29 Apr
29Apr

“Ennesimo caso di femminicidio in Italia: due anni di stalking, ma lei non aveva mai denunciato”. 

Ormai di frasi del genere ne abbiamo lette fin troppe; quanto ancora dovremmo aspettare per far sì che un uomo che compie un femminicidio non venga giustificato per qualche futile motivo? 

Si deve far comprendere che una donna non va uccisa per aver rifiutato un uomo e che quest’ultimo non va giustificato se compie l’atto di ucciderla. 

Al giorno d’oggi, dopo tutte le lotte condotte dalle donne per far riconoscere i propri diritti, questo concetto dovrebbe essere compreso, ma in realtà non lo è, e ciò è causato, in parte, dal linguaggio usato nel racconto pubblico per parlare dei femminicidi. 

Di solito, le parole utilizzate per raccontare di un omicidio di genere sembrano quasi giustificare l’assassino e colpevolizzare la vittima: per esempio, quando si riportano le testimonianze di amici e parenti, si sottolinea il fatto che l’assassino era “un bravo ragazzo che non avrebbe mai ucciso una persona” e di come la vittima, invece, fosse fredda con lui o l’avesse lasciato senza dargli una seconda possibilità. 

Inoltre, ciò che nel racconto pubblico sminuisce la gravità di un femminicidio è la descrizione che viene fatta sia dell’assassino che della vittima: il primo è, nella maggior parte dei casi, rappresentato come un ragazzo schivo, timido e sensibile, quasi incapace di uccidere; la seconda, al contrario, come colei che aveva sottovalutato il pericolo e che non aveva denunciato, colei che “è stata uccisa per troppo amore”; ma dov’è l’amore in un omicidio? 
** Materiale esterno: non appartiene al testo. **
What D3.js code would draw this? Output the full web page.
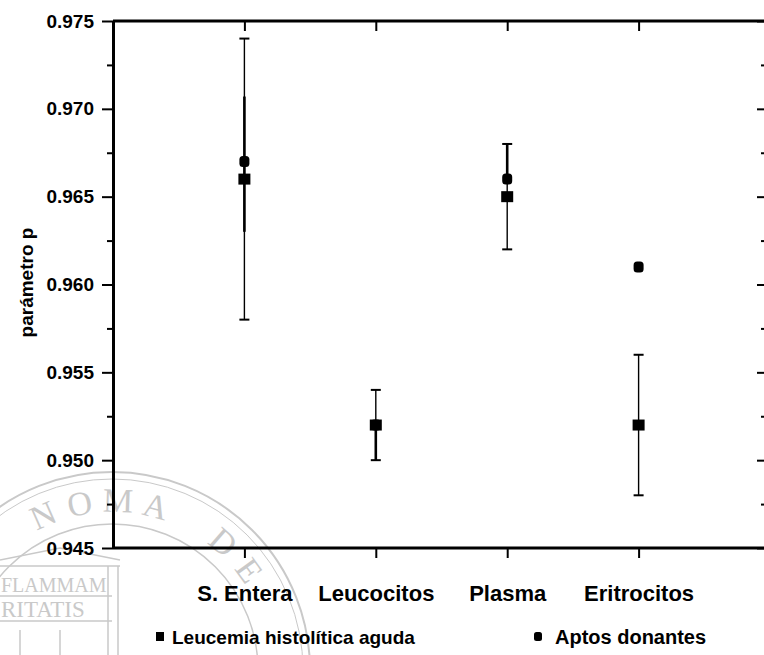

Uno dei più grandi problemi è proprio questo, che si dipinge il femminicidio come delitto passionale, causato da un amore non corrisposto. A volte, però, nel racconto pubblico non viene subito affermato che questo amore non era ricambiato: in molti articoli che parlano dei femminicidi, le vittime vengono addirittura mostrate in una fotografia in cui si trovano insieme all’assassino, quasi ad affermare che la vittima dovesse stare più attenta a rifiutare l’omicida. Inoltre, mostrando immagini di questo genere al pubblico, la vittima sarà condannata ad essere ricordata come quella abbracciata al suo assassino. 
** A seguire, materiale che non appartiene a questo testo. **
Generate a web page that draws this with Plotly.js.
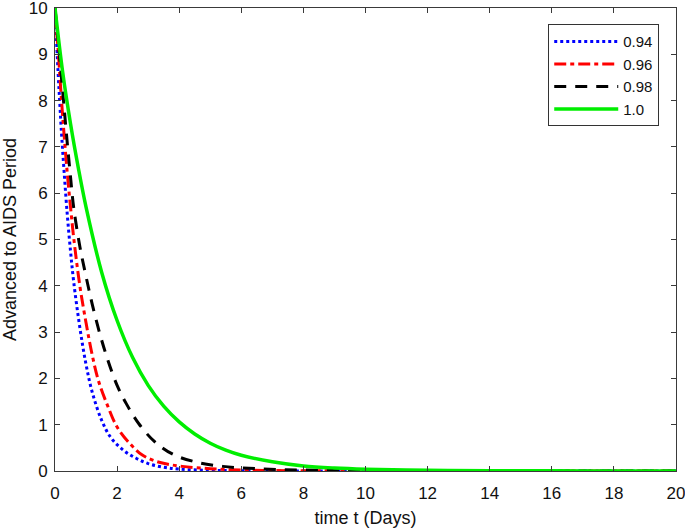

Pertanto, è estremamente necessario cambiare l’immagine che viene data di un femminicidio: non si deve sottolineare il fatto che lei non avesse denunciato, ma il fatto che l’assassino era ossessionato da lei nonostante il rifiuto e che alla fine l’abbia uccisa solo perché la vittima aveva esercitato il proprio diritto di dire no.

Perciò basta, è ora di dire basta alla violenza di genere nata per un rifiuto ed è arrivato il momento di distruggere l’archetipo della donna sottomessa costruito dalla società, partendo dal linguaggio usato per parlare delle numerose violenze e dei femminicidi. 

Giselle Pelicot ha detto: “Non siamo noi che dobbiamo vergognarci, la vergogna deve cambiare lato perché ci vogliamo tutte vive”. Infatti, il linguaggio usato nel racconto pubblico deve cambiare per far capire che chi si dovrebbe vergognare non è una donna che rifiuta un uomo e che viene violentata e uccisa, ma è l’uomo che violenta e uccide che dovrebbe vergognarsi.